Middle-aged lawyer Thomas assists Leyla, an attractive blonde, when she drops her things at the pool. After their paths keep crossing, he picks up the courage to ask her out for a date. Somewhat to his surprise she agrees, but arrives late, just as the restaurant is closing. They go back to his apartment for an impromptu pizza and, after a few drinks, she falls asleep on the couch.
The next morning Thomas awakes to find Leyla and his laptop, which contains vital case files, missing…
An expertly constructed thriller in the tradition of Hitchcock and Chabrol, writer/director Christian Petzold’s Something To Remind Me keeps the viewer enthralled throughout.

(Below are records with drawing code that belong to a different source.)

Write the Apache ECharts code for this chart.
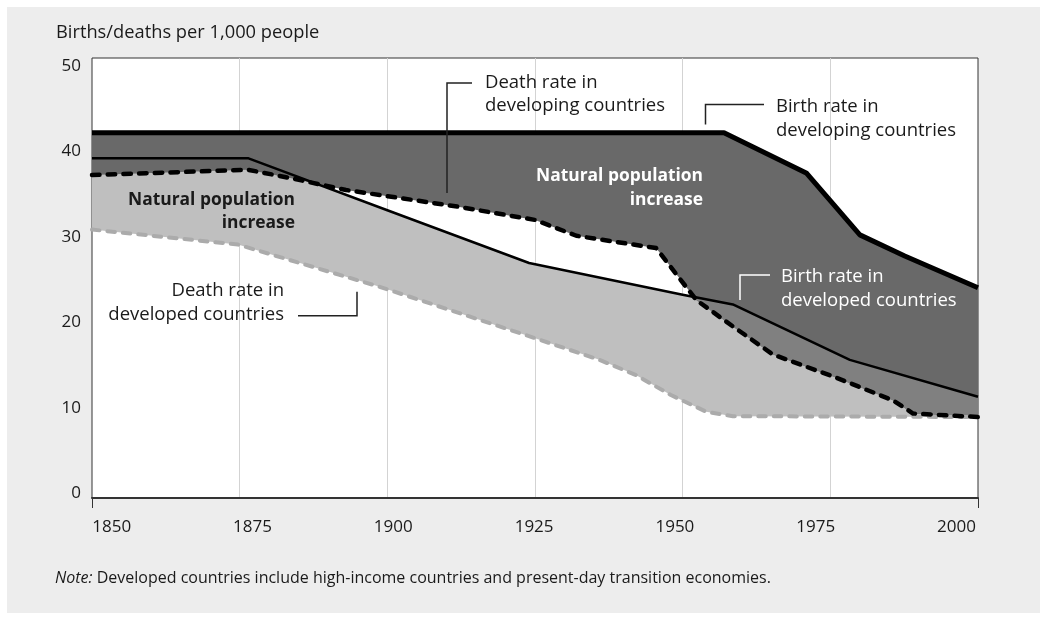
<!DOCTYPE html>
<html>
<head>
<meta charset="utf-8">
<script src="https://cdn.jsdelivr.net/npm/echarts@6/dist/echarts.min.js"></script>
<style>
html,body{margin:0;padding:0;background:#fff;}
#chart{width:1047px;height:622px;}
</style>
</head>
<body>
<div id="chart"></div>
<script>
// tick labels
let years = [1850, 1875, 1900, 1925, 1950, 1975, 2000];
let yTicks = [0, 10, 20, 30, 40, 50];

// births / deaths per 1,000 people, [year, value]
let birthDeveloping = [[1850, 41.5], [1957, 41.5], [1971, 36.9], [1980, 29.9], [1987.6, 27.5], [2000, 23.9]];
let deathDeveloping = [[1850, 36.7], [1876.4, 37.3], [1884, 36.3], [1893, 35.0], [1912, 33.1], [1925, 31.6], [1932, 29.8], [1945.5, 28.4], [1952.3, 22.5], [1958.5, 19.5], [1965.3, 16.3], [1975.5, 13.8], [1985.6, 11.1], [1989, 9.6], [2000, 9.2]];
let birthDeveloped = [[1850, 38.6], [1876.5, 38.6], [1900, 32.7], [1924, 26.7], [1950, 23.1], [1958.5, 22.0], [1967.6, 19.1], [1978.3, 15.7], [2000, 11.5]];
let deathDeveloped = [[1850, 30.5], [1874.7, 28.8], [1898.7, 24.0], [1923.5, 18.5], [1935.9, 15.7], [1942, 14.0], [1948, 11.7], [1954, 9.8], [1958.5, 9.3], [2000, 9.2]];

const FONT = '"Open Sans", "Noto Sans", sans-serif';
const INK = '#1a1a1a';

// value of a polyline at x
let interp = (line, x) => {
    for (let i = 1; i < line.length; i++) {
        let [x0, y0] = line[i - 1], [x1, y1] = line[i];
        if (x <= x1) return y0 + (y1 - y0) * (x - x0) / (x1 - x0);
    }
    return line[line.length - 1][1];
};

// where developed birth rate goes above developing death rate (after 1940)
let allXs = [...new Set(birthDeveloped.concat(deathDeveloping).map(p => p[0]))].sort((a, b) => a - b);
let crossYear = (() => {
    let xs = allXs.filter(x => x > 1940);
    for (let i = 1; i < xs.length; i++) {
        let d0 = interp(deathDeveloping, xs[i - 1]) - interp(birthDeveloped, xs[i - 1]);
        let d1 = interp(deathDeveloping, xs[i]) - interp(birthDeveloped, xs[i]);
        if (d0 >= 0 && d1 < 0) return xs[i - 1] + (xs[i] - xs[i - 1]) * d0 / (d0 - d1);
    }
    return 1952;
})();
let overlapXs = [crossYear].concat(allXs.filter(x => x > crossYear));
let overlapTop = overlapXs.map(x => [x, interp(birthDeveloped, x)]);
let overlapBottom = overlapXs.map(x => [x, interp(deathDeveloping, x)]);

// filled band between two lines
let band = (name, upper, lower, color) => ({
    name, type: 'custom', silent: true, z: 1,
    data: [upper[0]],
    renderItem: (params, api) => {
        let pts = upper.concat(lower.slice().reverse()).map(p => api.coord(p));
        return { type: 'polygon', shape: { points: pts }, style: { fill: color } };
    }
});

let line = (name, data, color, width, dash) => ({
    name, type: 'line', data, symbol: 'none', silent: true, z: 3,
    lineStyle: { color, width, type: dash || 'solid', cap: dash ? 'round' : 'butt', join: 'round' }
});

let text = (s, x, y, align, opts) => Object.assign({
    type: 'text', x, y, z: 50,
    style: Object.assign({ text: s, fontFamily: FONT, fontSize: 18.5, fill: INK, align, verticalAlign: 'middle' }, opts || {})
});
let bracket = (points, color) => ({
    type: 'polyline', z: 50, shape: { points },
    style: { stroke: color, lineWidth: 1.5, fill: null }
});
let hidden = { axisLine: { show: false }, axisTick: { show: false }, splitLine: { show: false } };

let myChart = echarts.init(document.getElementById('chart'));

let option = {
    backgroundColor: '#fff',
    animation: false,
    grid: [
        // plot box
        { left: 92, right: 69, top: 58, bottom: 124, show: true, backgroundColor: '#fff', borderColor: '#333', borderWidth: 1 },
        // tick labels sit a little inside the box in the original
        { left: 111.7, right: 90.5, top: 65.7, bottom: 128.7, show: false }
    ],
    xAxis: [
        {
            type: 'value', min: 1850, max: 2000, interval: 25, gridIndex: 0,
            axisLine: { show: true, lineStyle: { color: '#333', width: 2 } },
            axisTick: { show: false }, axisLabel: { show: false },
            splitLine: { show: true, showMinLine: false, showMaxLine: false, lineStyle: { color: '#d3d3d3', width: 1 } }
        },
        Object.assign({
            type: 'value', min: 1850, max: 2000, interval: 25, gridIndex: 1, position: 'bottom',
            axisLabel: {
                margin: 25, fontSize: 17, lineHeight: 17, fontFamily: FONT, color: INK,
                formatter: v => years.includes(v) ? String(v) : ''
            }
        }, hidden),
        {   // end ticks
            type: 'value', min: 0, max: 150, interval: 150, gridIndex: 0, position: 'bottom',
            axisLine: { show: false }, axisLabel: { show: false }, splitLine: { show: false },
            axisTick: { show: true, length: 10, lineStyle: { color: '#333', width: 1 } }
        }
    ],
    yAxis: [
        Object.assign({ type: 'value', min: 0, max: 50, interval: 10, gridIndex: 0, axisLabel: { show: false } }, hidden),
        Object.assign({
            type: 'value', min: 0, max: 50, interval: 10, gridIndex: 1, position: 'left',
            axisLabel: {
                margin: 30.7, fontSize: 17, fontFamily: FONT, color: INK,
                formatter: v => yTicks.includes(v) ? String(v) : ''
            }
        }, hidden)
    ],
    series: [
        band('developed increase', birthDeveloped, deathDeveloped, '#bfbfbf'),
        band('developing increase', birthDeveloping, deathDeveloping, '#696969'),
        band('overlap', overlapTop, overlapBottom, '#808080'),
        line('Death rate in developed countries', deathDeveloped, '#ababab', 4, [7.5, 8]),
        line('Birth rate in developed countries', birthDeveloped, '#000', 2.5),
        line('Death rate in developing countries', deathDeveloping, '#000', 4.5, [7.5, 8.2]),
        line('Birth rate in developing countries', birthDeveloping, '#000', 5)
    ],
    graphic: [
        { type: 'rect', z: -100, shape: { x: 7, y: 7, width: 1033, height: 606 }, style: { fill: '#ededed' } },
        text('Births/deaths per 1,000 people', 56, 33, 'left', { fontSize: 18.3 }),

        text('Death rate in', 485, 83, 'left'),
        text('developing countries', 485, 106, 'left'),
        bracket([[447, 193], [447, 83], [472, 83]], '#222'),

        text('Birth rate in', 776, 107, 'left'),
        text('developing countries', 776, 131, 'left'),
        bracket([[705.5, 124.5], [705.5, 104.5], [764, 104.5]], '#222'),

        text('Natural population', 295, 200, 'right', { fontWeight: 'bold', fontSize: 17.4 }),
        text('increase', 295, 223, 'right', { fontWeight: 'bold', fontSize: 17.4 }),

        text('Natural population', 703, 176, 'right', { fontWeight: 'bold', fontSize: 17.4, fill: '#fff' }),
        text('increase', 703, 200, 'right', { fontWeight: 'bold', fontSize: 17.4, fill: '#fff' }),

        text('Birth rate in', 781, 277, 'left', { fill: '#fff' }),
        text('developed countries', 781, 300.5, 'left', { fill: '#fff' }),
        bracket([[740, 300], [740, 275], [770, 275]], '#fff'),

        text('Death rate in', 284, 291, 'right'),
        text('developed countries', 284, 314.5, 'right'),
        bracket([[298, 315.7], [357, 315.7], [357, 291.7]], '#222'),

        {
            type: 'text', x: 55, y: 578, z: 50,
            style: {
                text: '{i|Note:} Developed countries include high-income countries and present-day transition economies.',
                fontFamily: FONT, fontSize: 16, fill: INK, verticalAlign: 'middle',
                rich: { i: { fontStyle: 'italic', fontFamily: FONT, fontSize: 16, fill: INK } }
            }
        }
    ]
};

myChart.setOption(option);
</script>
</body>
</html>
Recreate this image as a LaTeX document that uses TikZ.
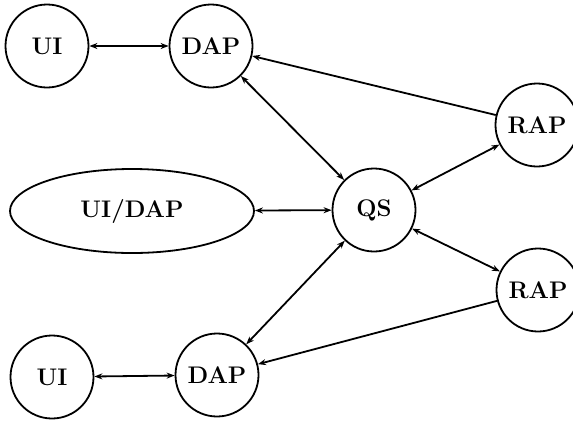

Utilising a deliberately cold and clinical mise-en-scene and drawing subtle, finely nuanced performances from Nina Hoss and Andre Hennicke in the Novak and Stewart roles, Petzold manipulates us as skilfully as Leyla does Thomas. He knows exactly when to deploy each signifier, be it the leitmotif of Burt Bacharach’s What The World Needs Now Is Love or – a rather more German specific reference unfortunately – Wolfgang Kautner’s Under The Bridges, and the precise moment and way to reveal each new piece of the puzzle.
Take this sequence midway through: Leyla and one of Thomas’s cases, Blum, have, obviously not coincidentally, taken up work at the same factory. From Leyla’s apparent point of view, we observe Thomas and Blum talking. Then Petzold cuts to a reverse angle of Leyla, seen from behind the two men, with an extremely startled look on her face. In an instant Petzold establishes one set of audience expectations, confounds them and puts the film on a different track. From Vertigo to Que La Bête Meure in a matter of seconds…
Remarkably assured for a second feature that originated as a TV movie, Something To Remind Me marks Petzold as a name to watch.